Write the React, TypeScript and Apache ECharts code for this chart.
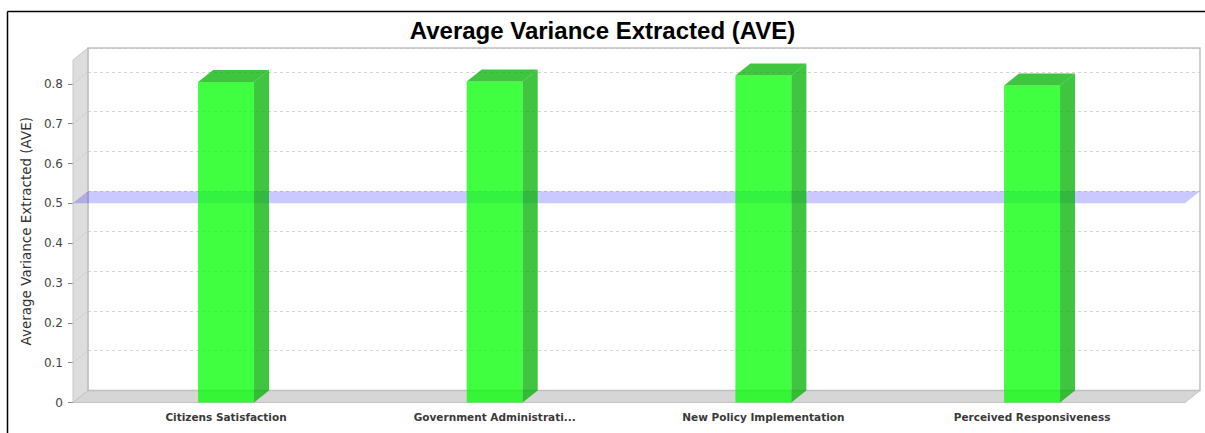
import React, { useEffect, useRef } from "react";
import * as echarts from "echarts";

const categories = [
  "Citizens Satisfaction",
  "Government Administrati...",
  "New Policy Implementation",
  "Perceived Responsiveness",
];
const aveValues = [0.805, 0.806, 0.821, 0.796];
const thresholdValue = 0.5;
const yTicks = [0, 0.1, 0.2, 0.3, 0.4, 0.5, 0.6, 0.7, 0.8];
const yMin = 0;
const yMax = 0.86;
const chartTitle = "Average Variance Extracted (AVE)";
const yAxisTitle = "Average Variance Extracted (AVE)";

const DX = 15;
const DY = 12;
const GRID_TOP = 60;
const GRID_H = 342.5;

export default function App() {
  const ref = useRef<HTMLDivElement>(null);
  useEffect(() => {
    if (!ref.current) return;
    const chart = echarts.init(ref.current, null, { renderer: "svg" });
    const font = "DejaVu Sans";
    const option: any = {
      animation: false,
      backgroundColor: "#ffffff",
      title: {
        text: chartTitle,
        left: "center",
        top: 13,
        textStyle: {
          fontSize: 24,
          fontWeight: "bold",
          fontFamily: "Liberation Sans",
          color: "#000",
        },
      },
      grid: [
        { left: 73, top: GRID_TOP, width: 1112, height: GRID_H },
        { left: 73 + DX, top: GRID_TOP - DY, width: 1112, height: GRID_H },
        { left: 91.7, top: GRID_TOP, width: 1074.7, height: GRID_H },
      ],
      xAxis: [
        { type: "value", gridIndex: 0, min: 0, max: 1, show: false },
        { type: "value", gridIndex: 1, min: 0, max: 1, show: false },
        {
          type: "category",
          gridIndex: 2,
          data: categories,
          axisLine: { show: false },
          axisTick: { show: false },
          axisLabel: {
            fontSize: 10.5,
            fontWeight: "bold",
            fontFamily: font,
            color: "#3a3a3a",
            margin: 9,
          },
        },
      ],
      yAxis: [
        {
          type: "value",
          gridIndex: 0,
          min: yMin,
          max: yMax,
          interval: 0.1,
          name: yAxisTitle,
          nameLocation: "middle",
          nameGap: 31,
          nameTextStyle: { fontSize: 13.5, fontFamily: font, color: "#333" },
          axisLine: { show: false },
          axisTick: {
            show: true,
            length: 5,
            customValues: yTicks,
            lineStyle: { color: "#888" },
          },
          axisLabel: {
            fontSize: 12,
            fontFamily: font,
            color: "#444",
            margin: 10,
            customValues: yTicks,
            formatter: (v: number) => (v > 0.81 ? "" : String(Math.round(v * 10) / 10)),
          },
          splitLine: { show: false },
        },
        {
          type: "value",
          gridIndex: 1,
          min: yMin,
          max: yMax,
          interval: 0.1,
          axisLine: { show: false },
          axisTick: { show: false },
          axisLabel: { show: false },
          splitLine: {
            show: true,
            lineStyle: { color: "#d6d6d6", type: [3, 3], width: 1 },
          },
        },
        {
          type: "value",
          gridIndex: 2,
          min: yMin,
          max: yMax,
          show: false,
        },
      ],
      graphic: [
        {
          type: "line",
          z: 100,
          shape: { x1: 7.5, y1: 11.5, x2: 1205, y2: 11.5 },
          style: { stroke: "#000", lineWidth: 1.5 },
        },
        {
          type: "line",
          z: 100,
          shape: { x1: 7.5, y1: 11.5, x2: 7.5, y2: 433 },
          style: { stroke: "#000", lineWidth: 1.5 },
        },
      ],
      series: [
        {
          type: "custom",
          name: "walls",
          xAxisIndex: 0,
          yAxisIndex: 0,
          z: 1,
          silent: true,
          clip: false,
          data: [[0, 0]],
          renderItem: (params: any, api: any) => {
            const b0 = api.coord([0, yMin]);
            const t0 = api.coord([0, yMax]);
            const b1 = api.coord([1, yMin]);
            const children: any[] = [];
            children.push({
              type: "polygon",
              shape: {
                points: [
                  [b0[0], b0[1]],
                  [t0[0], t0[1]],
                  [t0[0] + DX, t0[1] - DY],
                  [b0[0] + DX, b0[1] - DY],
                ],
              },
              style: { fill: "#dddddd", stroke: "#c8c8c8", lineWidth: 1 },
            });
            children.push({
              type: "polygon",
              shape: {
                points: [
                  [b0[0], b0[1]],
                  [b0[0] + DX, b0[1] - DY],
                  [b1[0] + DX, b1[1] - DY],
                  [b1[0], b1[1]],
                ],
              },
              style: { fill: "#d6d6d6", stroke: "#c4c4c4", lineWidth: 1 },
            });
            for (const t of yTicks) {
              if (t === 0) continue;
              const p = api.coord([0, t]);
              children.push({
                type: "line",
                shape: { x1: p[0], y1: p[1], x2: p[0] + DX, y2: p[1] - DY },
                style: { stroke: "#c6c6c6", lineWidth: 1, lineDash: [2, 2] },
              });
            }
            children.push({
              type: "rect",
              shape: {
                x: t0[0] + DX,
                y: t0[1] - DY,
                width: b1[0] - b0[0],
                height: b0[1] - t0[1],
              },
              style: { fill: "none", stroke: "#c0c0c0", lineWidth: 1.5 },
            });
            return { type: "group", children };
          },
        },
        {
          type: "custom",
          name: "threshold",
          xAxisIndex: 0,
          yAxisIndex: 0,
          z: 2,
          silent: true,
          clip: false,
          data: [[0, thresholdValue]],
          renderItem: (params: any, api: any) => {
            const v = api.value(1);
            const a = api.coord([0, v]);
            const b = api.coord([1, v]);
            return {
              type: "polygon",
              shape: {
                points: [
                  [a[0], a[1]],
                  [a[0] + DX, a[1] - DY],
                  [b[0] + DX, b[1] - DY],
                  [b[0], b[1]],
                ],
              },
              style: { fill: "rgba(0,0,255,0.21)" },
            };
          },
        },
        {
          type: "custom",
          name: "AVE",
          xAxisIndex: 2,
          yAxisIndex: 2,
          z: 3,
          clip: false,
          data: aveValues.map((v, i) => [i, v]),
          renderItem: (params: any, api: any) => {
            const idx = api.value(0);
            const val = api.value(1);
            const top = api.coord([idx, val]);
            const base = api.coord([idx, 0]);
            const w = api.size([1, 0])[0] * 0.2084;
            const xl = top[0] - w / 2;
            const xr = top[0] + w / 2;
            const yt = top[1];
            const yb = base[1];
            return {
              type: "group",
              children: [
                {
                  type: "rect",
                  shape: { x: xl, y: yt, width: w, height: yb - yt },
                  style: { fill: "rgba(0,255,0,0.75)" },
                },
                {
                  type: "polygon",
                  shape: {
                    points: [
                      [xl, yt],
                      [xl + DX, yt - DY],
                      [xr + DX, yt - DY],
                      [xr, yt],
                    ],
                  },
                  style: { fill: "rgba(0,178,0,0.75)" },
                },
                {
                  type: "polygon",
                  shape: {
                    points: [
                      [xr, yt],
                      [xr + DX, yt - DY],
                      [xr + DX, yb - DY],
                      [xr, yb],
                    ],
                  },
                  style: { fill: "rgba(0,178,0,0.75)" },
                },
              ],
            };
          },
        },
      ],
    };
    chart.setOption(option);
    return () => chart.dispose();
  }, []);
  return (
    <div
      ref={ref}
      style={{ position: "fixed", left: 0, top: 0, width: 1205, height: 433 }}
    />
  );
}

## EXERCISE PROMPT:
Copy the data word for word. Pictures do not go in the copy.

## THE COMPLETED TASK:
Write the React, TypeScript and Apache ECharts code for this chart.
import React, { useEffect, useRef } from "react";
import * as echarts from "echarts";

const categories = [
  "Citizens Satisfaction",
  "Government Administrati...",
  "New Policy Implementation",
  "Perceived Responsiveness",
];
const aveValues = [0.805, 0.806, 0.821, 0.796];
const thresholdValue = 0.5;
const yTicks = [0, 0.1, 0.2, 0.3, 0.4, 0.5, 0.6, 0.7, 0.8];
const yMin = 0;
const yMax = 0.86;
const chartTitle = "Average Variance Extracted (AVE)";
const yAxisTitle = "Average Variance Extracted (AVE)";

const DX = 15;
const DY = 12;
const GRID_TOP = 60;
const GRID_H = 342.5;

export default function App() {
  const ref = useRef<HTMLDivElement>(null);
  useEffect(() => {
    if (!ref.current) return;
    const chart = echarts.init(ref.current, null, { renderer: "svg" });
    const font = "DejaVu Sans";
    const option: any = {
      animation: false,
      backgroundColor: "#ffffff",
      title: {
        text: chartTitle,
        left: "center",
        top: 13,
        textStyle: {
          fontSize: 24,
          fontWeight: "bold",
          fontFamily: "Liberation Sans",
          color: "#000",
        },
      },
      grid: [
        { left: 73, top: GRID_TOP, width: 1112, height: GRID_H },
        { left: 73 + DX, top: GRID_TOP - DY, width: 1112, height: GRID_H },
        { left: 91.7, top: GRID_TOP, width: 1074.7, height: GRID_H },
      ],
      xAxis: [
        { type: "value", gridIndex: 0, min: 0, max: 1, show: false },
        { type: "value", gridIndex: 1, min: 0, max: 1, show: false },
        {
          type: "category",
          gridIndex: 2,
          data: categories,
          axisLine: { show: false },
          axisTick: { show: false },
          axisLabel: {
            fontSize: 10.5,
            fontWeight: "bold",
            fontFamily: font,
            color: "#3a3a3a",
            margin: 9,
          },
        },
      ],
      yAxis: [
        {
          type: "value",
          gridIndex: 0,
          min: yMin,
          max: yMax,
          interval: 0.1,
          name: yAxisTitle,
          nameLocation: "middle",
          nameGap: 31,
          nameTextStyle: { fontSize: 13.5, fontFamily: font, color: "#333" },
          axisLine: { show: false },
          axisTick: {
            show: true,
            length: 5,
            customValues: yTicks,
            lineStyle: { color: "#888" },
          },
          axisLabel: {
            fontSize: 12,
            fontFamily: font,
            color: "#444",
            margin: 10,
            customValues: yTicks,
            formatter: (v: number) => (v > 0.81 ? "" : String(Math.round(v * 10) / 10)),
          },
          splitLine: { show: false },
        },
        {
          type: "value",
          gridIndex: 1,
          min: yMin,
          max: yMax,
          interval: 0.1,
          axisLine: { show: false },
          axisTick: { show: false },
          axisLabel: { show: false },
          splitLine: {
            show: true,
            lineStyle: { color: "#d6d6d6", type: [3, 3], width: 1 },
          },
        },
        {
          type: "value",
          gridIndex: 2,
          min: yMin,
          max: yMax,
          show: false,
        },
      ],
      graphic: [
        {
          type: "line",
          z: 100,
          shape: { x1: 7.5, y1: 11.5, x2: 1205, y2: 11.5 },
          style: { stroke: "#000", lineWidth: 1.5 },
        },
        {
          type: "line",
          z: 100,
          shape: { x1: 7.5, y1: 11.5, x2: 7.5, y2: 433 },
          style: { stroke: "#000", lineWidth: 1.5 },
        },
      ],
      series: [
        {
          type: "custom",
          name: "walls",
          xAxisIndex: 0,
          yAxisIndex: 0,
          z: 1,
          silent: true,
          clip: false,
          data: [[0, 0]],
          renderItem: (params: any, api: any) => {
            const b0 = api.coord([0, yMin]);
            const t0 = api.coord([0, yMax]);
            const b1 = api.coord([1, yMin]);
            const children: any[] = [];
            children.push({
              type: "polygon",
              shape: {
                points: [
                  [b0[0], b0[1]],
                  [t0[0], t0[1]],
                  [t0[0] + DX, t0[1] - DY],
                  [b0[0] + DX, b0[1] - DY],
                ],
              },
              style: { fill: "#dddddd", stroke: "#c8c8c8", lineWidth: 1 },
            });
            children.push({
              type: "polygon",
              shape: {
                points: [
                  [b0[0], b0[1]],
                  [b0[0] + DX, b0[1] - DY],
                  [b1[0] + DX, b1[1] - DY],
                  [b1[0], b1[1]],
                ],
              },
              style: { fill: "#d6d6d6", stroke: "#c4c4c4", lineWidth: 1 },
            });
            for (const t of yTicks) {
              if (t === 0) continue;
              const p = api.coord([0, t]);
              children.push({
                type: "line",
                shape: { x1: p[0], y1: p[1], x2: p[0] + DX, y2: p[1] - DY },
                style: { stroke: "#c6c6c6", lineWidth: 1, lineDash: [2, 2] },
              });
            }
            children.push({
              type: "rect",
              shape: {
                x: t0[0] + DX,
                y: t0[1] - DY,
                width: b1[0] - b0[0],
                height: b0[1] - t0[1],
              },
              style: { fill: "none", stroke: "#c0c0c0", lineWidth: 1.5 },
            });
            return { type: "group", children };
          },
        },
        {
          type: "custom",
          name: "threshold",
          xAxisIndex: 0,
          yAxisIndex: 0,
          z: 2,
          silent: true,
          clip: false,
          data: [[0, thresholdValue]],
          renderItem: (params: any, api: any) => {
            const v = api.value(1);
            const a = api.coord([0, v]);
            const b = api.coord([1, v]);
            return {
              type: "polygon",
              shape: {
                points: [
                  [a[0], a[1]],
                  [a[0] + DX, a[1] - DY],
                  [b[0] + DX, b[1] - DY],
                  [b[0], b[1]],
                ],
              },
              style: { fill: "rgba(0,0,255,0.21)" },
            };
          },
        },
        {
          type: "custom",
          name: "AVE",
          xAxisIndex: 2,
          yAxisIndex: 2,
          z: 3,
          clip: false,
          data: aveValues.map((v, i) => [i, v]),
          renderItem: (params: any, api: any) => {
            const idx = api.value(0);
            const val = api.value(1);
            const top = api.coord([idx, val]);
            const base = api.coord([idx, 0]);
            const w = api.size([1, 0])[0] * 0.2084;
            const xl = top[0] - w / 2;
            const xr = top[0] + w / 2;
            const yt = top[1];
            const yb = base[1];
            return {
              type: "group",
              children: [
                {
                  type: "rect",
                  shape: { x: xl, y: yt, width: w, height: yb - yt },
                  style: { fill: "rgba(0,255,0,0.75)" },
                },
                {
                  type: "polygon",
                  shape: {
                    points: [
                      [xl, yt],
                      [xl + DX, yt - DY],
                      [xr + DX, yt - DY],
                      [xr, yt],
                    ],
                  },
                  style: { fill: "rgba(0,178,0,0.75)" },
                },
                {
                  type: "polygon",
                  shape: {
                    points: [
                      [xr, yt],
                      [xr + DX, yt - DY],
                      [xr + DX, yb - DY],
                      [xr, yb],
                    ],
                  },
                  style: { fill: "rgba(0,178,0,0.75)" },
                },
              ],
            };
          },
        },
      ],
    };
    chart.setOption(option);
    return () => chart.dispose();
  }, []);
  return (
    <div
      ref={ref}
      style={{ position: "fixed", left: 0, top: 0, width: 1205, height: 433 }}
    />
  );
}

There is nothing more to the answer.